Stored records
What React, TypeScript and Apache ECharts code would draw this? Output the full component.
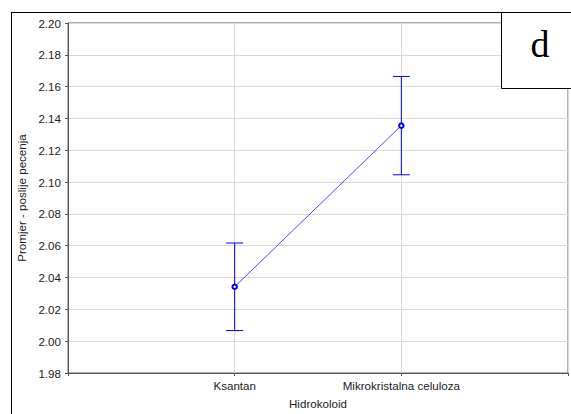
import React, { useEffect, useRef } from "react";
import * as echarts from "echarts";

const categories = ["Ksantan", "Mikrokristalna celuloza"];
const means = [2.0342, 2.1355];
const errors = [0.0275, 0.0309];
const yTicks = { min: 1.98, max: 2.2, interval: 0.02 };
const yAxisTitle = "Promjer - poslije pecenja";
const xAxisTitle = "Hidrokoloid";
const panelLetter = "d";

export default function App() {
  const ref = useRef<HTMLDivElement>(null);
  useEffect(() => {
    if (!ref.current) return;
    const chart = echarts.init(ref.current, null, { renderer: "svg" });
    const pts = means.map((m, i) => [i + 1, m]);
    const errData = means.map((m, i) => [i + 1, m - errors[i], m + errors[i]]);
    const font = "Liberation Sans, Arial, sans-serif";
    const fs = 11.6;
    chart.setOption({
      animation: false,
      backgroundColor: "#ffffff",
      grid: {
        left: 68,
        top: 23,
        right: 1,
        bottom: 38,
        show: true,
        borderColor: "#666666",
        borderWidth: 1,
        containLabel: false,
      },
      xAxis: {
        type: "value",
        min: 0,
        max: categories.length + 1,
        interval: 1,
        name: xAxisTitle,
        nameLocation: "middle",
        nameGap: 24,
        nameTextStyle: { fontFamily: font, fontSize: fs, color: "#222" },
        axisLine: { show: true, lineStyle: { color: "#555", width: 1 } },
        axisTick: { show: true, length: 3, lineStyle: { color: "#555" } },
        axisLabel: {
          margin: 6,
          fontFamily: font,
          fontSize: fs,
          color: "#222",
          formatter: (v: number) => categories[v - 1] ?? "",
        },
        splitLine: { show: true, lineStyle: { color: "#d9d9d9", width: 1 } },
      },
      yAxis: {
        type: "value",
        min: yTicks.min,
        max: yTicks.max,
        interval: yTicks.interval,
        name: yAxisTitle,
        nameLocation: "middle",
        nameGap: 36,
        nameTextStyle: { fontFamily: font, fontSize: fs, color: "#222" },
        axisLine: { show: true, lineStyle: { color: "#555", width: 1 } },
        axisTick: { show: true, length: 3, lineStyle: { color: "#555" } },
        axisLabel: {
          margin: 7,
          fontFamily: font,
          fontSize: fs,
          color: "#222",
          formatter: (v: number) => v.toFixed(2),
        },
        splitLine: { show: true, lineStyle: { color: "#d9d9d9", width: 1 } },
      },
      series: [
        {
          type: "custom",
          data: errData,
          z: 3,
          renderItem: (params: any, api: any) => {
            const x = api.value(0);
            const lo = api.coord([x, api.value(1)]);
            const hi = api.coord([x, api.value(2)]);
            const hw = 8.5;
            const style = { stroke: "#0000ff", lineWidth: 1 };
            return {
              type: "group",
              children: [
                { type: "line", shape: { x1: lo[0], y1: lo[1], x2: hi[0], y2: hi[1] }, style },
                { type: "line", shape: { x1: lo[0] - hw, y1: lo[1], x2: lo[0] + hw, y2: lo[1] }, style },
                { type: "line", shape: { x1: hi[0] - hw, y1: hi[1], x2: hi[0] + hw, y2: hi[1] }, style },
              ],
            };
          },
        },
        {
          type: "line",
          data: pts,
          z: 4,
          symbol: "emptyCircle",
          symbolSize: 4.5,
          lineStyle: { color: "#4a4aff", width: 1 },
          itemStyle: { color: "#0000ff", borderWidth: 1 },
        },
      ],
      graphic: [
        {
          type: "line",
          z: 100,
          shape: { x1: 11.5, y1: 12, x2: 11.5, y2: 414 },
          style: { stroke: "#000", lineWidth: 1 },
        },
        {
          type: "line",
          z: 100,
          shape: { x1: 11, y1: 12.5, x2: 571, y2: 12.5 },
          style: { stroke: "#000", lineWidth: 1 },
        },
        {
          type: "rect",
          z: 100,
          shape: { x: 501.5, y: 12.5, width: 75, height: 76 },
          style: { fill: "#fff", stroke: "#000", lineWidth: 1 },
        },
        {
          type: "text",
          z: 101,
          x: 540,
          y: 63,
          style: {
            text: panelLetter,
            fontFamily: "Liberation Serif, Times New Roman, serif",
            fontSize: 38,
            fill: "#000",
            textAlign: "center",
            textVerticalAlign: "bottom",
          },
        },
      ],
    });
    return () => chart.dispose();
  }, []);
  return (
    <div
      ref={ref}
      style={{ position: "fixed", left: 0, top: 0, width: 571, height: 414 }}
    />
  );
}
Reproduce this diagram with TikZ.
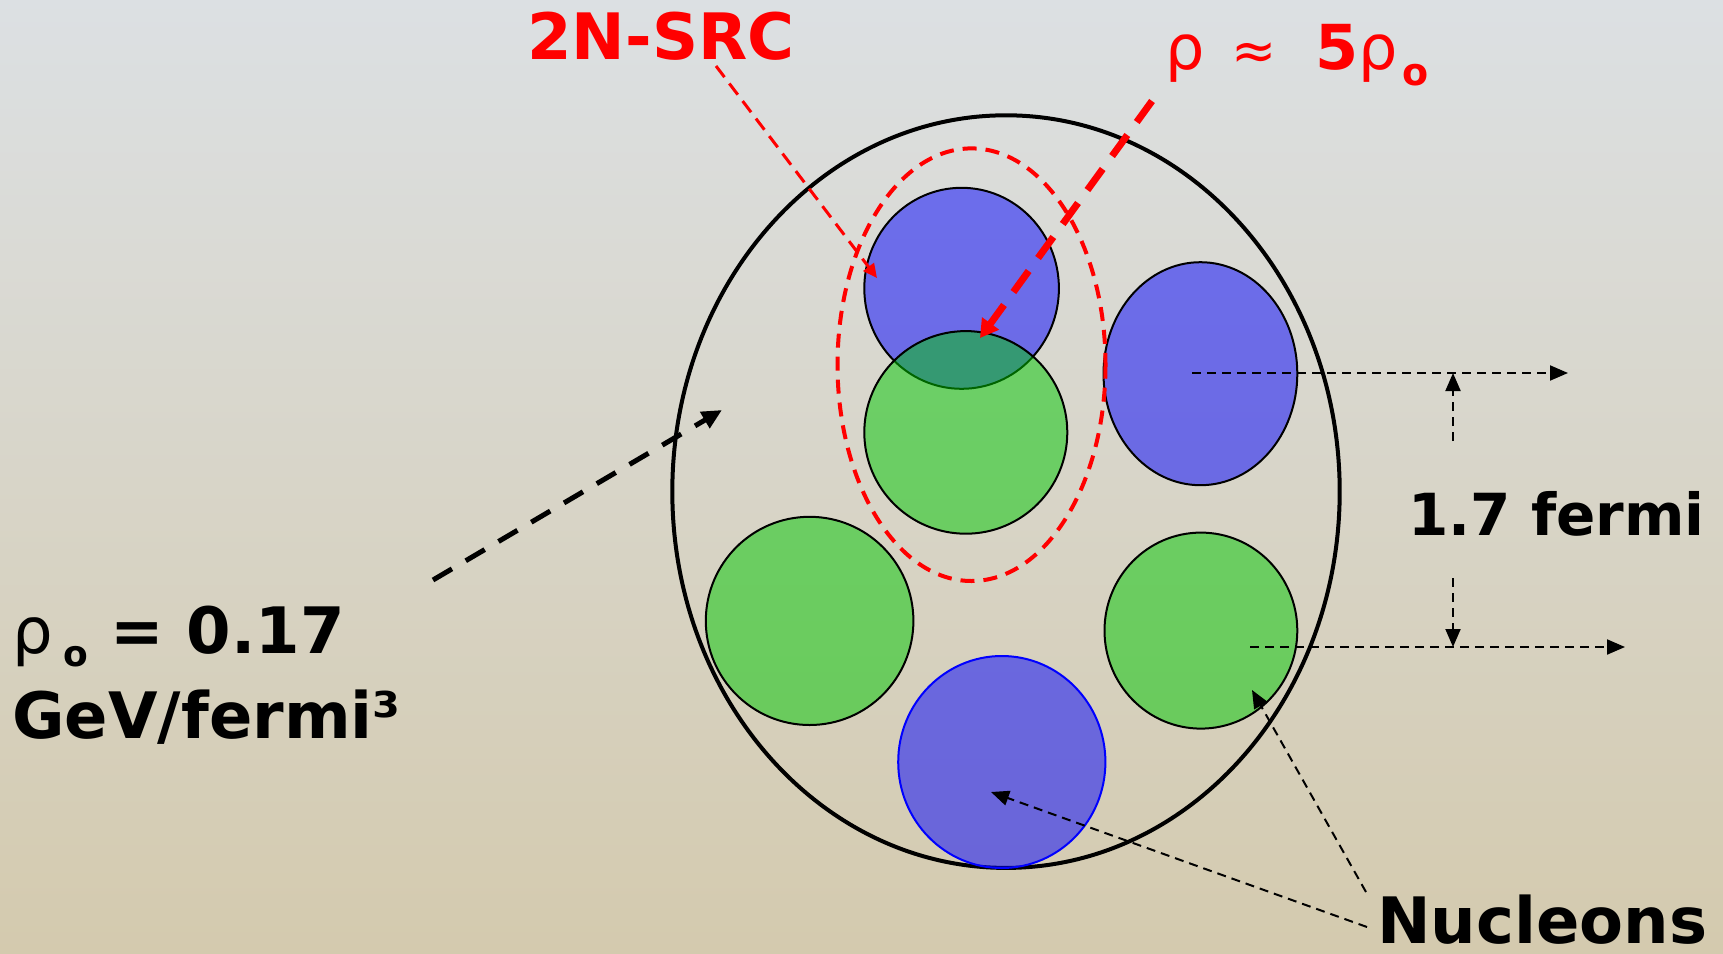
\documentclass[tikz,border=0pt]{standalone}
\usepackage{fontspec}
\setmainfont{DejaVu Sans}
\usetikzlibrary{arrows.meta}

\definecolor{bgtop}{RGB}{220,224,227}
\definecolor{bgbottom}{RGB}{212,202,174}
\definecolor{nucgreen}{RGB}{0,200,0}

\begin{document}
\begin{tikzpicture}[x=0.5pt,y=-0.5pt,
  proton/.style={fill=blue,fill opacity=0.5,draw=black,line width=1pt},
  neutron/.style={fill=nucgreen,fill opacity=0.5,draw=black,line width=1pt},
  bigtext/.style={font=\bfseries\fontsize{32}{42.5}\selectfont,inner sep=0pt,anchor=base west},
  hint/.style={line width=1pt,dash pattern=on 4.5pt off 3pt,-{Triangle[length=9pt,width=7.5pt]}}]
  \shade[top color=bgtop,bottom color=bgbottom] (0,0) rectangle (1723,953);
  \useasboundingbox (0,0) rectangle (1723,953);

  % nucleus and nucleons
  \draw[line width=2pt] (1006,491.6) ellipse [x radius=333.7,y radius=376.3];
  \draw[proton] (961.6,288.3) ellipse [x radius=97.3,y radius=100.5];
  \draw[neutron] (965.8,432.4) ellipse [x radius=101.5,y radius=101.3];
  \draw[proton] (1200.4,373.7) ellipse [x radius=96.9,y radius=111.5];
  \draw[neutron] (809.6,620.9) ellipse [x radius=103.8,y radius=104.1];
  \draw[neutron] (1200.9,630.6) ellipse [x radius=96.4,y radius=98];
  \draw[proton,draw=blue] (1001.8,762) ellipse [x radius=103.6,y radius=106];
  \draw[red,line width=2pt,dash pattern=on 7pt off 4.5pt] (971.5,364.7) ellipse [x radius=134,y radius=216.3];

  % labels
  \node[bigtext,red] (srclabel) at (527,59) {2N-SRC};
  \node[bigtext,red,font=\mdseries\fontsize{31}{37}\selectfont] (densitylabel) at (1165,69)
    {ρ\hspace{13.5pt}{\fontsize{27}{30}\selectfont≈}\hspace{19pt}\textbf{5}ρ\hspace{2.5pt}\raisebox{-8pt}{\bfseries\fontsize{19}{19}\selectfont o}};
  \node[bigtext,font=\bfseries\fontsize{29}{35}\selectfont] (widthlabel) at (1408,535) {1.7 fermi};
  \node[bigtext] (nuclabel) at (1377,943) {Nucleons};
  \node[bigtext,align=left] (rholabel) at (12,738)
    {{\mdseries ρ}\,\raisebox{-6.5pt}{\fontsize{18}{18}\selectfont o} = 0.17\\GeV/fermi³};

  % arrow ends
  \coordinate (rhotail) at (433,580);
  \coordinate (rhotip) at (722,410);
  \coordinate (srctail) at (716,66);
  \coordinate (srctip) at (877,278);
  \coordinate (denstail) at (1152,101);
  \coordinate (denstip) at (980,338);
  \coordinate (upfrom) at (1192,373);
  \coordinate (upto) at (1568,373);
  \coordinate (lowfrom) at (1250,647);
  \coordinate (lowto) at (1625,647);
  \coordinate (uptail) at (1453,441);
  \coordinate (uptip) at (1453,373);
  \coordinate (downtail) at (1453,578);
  \coordinate (downtip) at (1453,647);
  \coordinate (nuctailA) at (1367,927);
  \coordinate (nuctipA) at (991,792);
  \coordinate (nuctailB) at (1366,892);
  \coordinate (nuctipB) at (1252,690);

  \draw[line width=2.5pt,dash pattern=on 11pt off 8pt,-{Triangle[length=10pt,width=9pt]}] (rhotail) -- (rhotip);
  \draw[red,line width=1.5pt,dash pattern=on 7pt off 4pt,-{Triangle[length=7pt,width=6.5pt]}] (srctail) -- (srctip);
  \draw[red,line width=3.5pt,dash pattern=on 13pt off 8pt,-{Triangle[length=9pt,width=10pt]}] (denstail) -- (denstip);
  \draw[hint] (upfrom) -- (upto);
  \draw[hint] (lowfrom) -- (lowto);
  \draw[hint] (uptail) -- (uptip);
  \draw[hint] (downtail) -- (downtip);
  \draw[hint] (nuctailA) -- (nuctipA);
  \draw[hint] (nuctailB) -- (nuctipB);
\end{tikzpicture}
\end{document}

* [TASK STATEMENT]: Could you repeat exactly the lines from the first one of the records above through the line containing "import * as", leaving out any pictures?

* [OUTPUT]:
What React, TypeScript and Apache ECharts code would draw this? Output the full component.
import React, { useEffect, useRef } from "react";
import * as echarts from "echarts";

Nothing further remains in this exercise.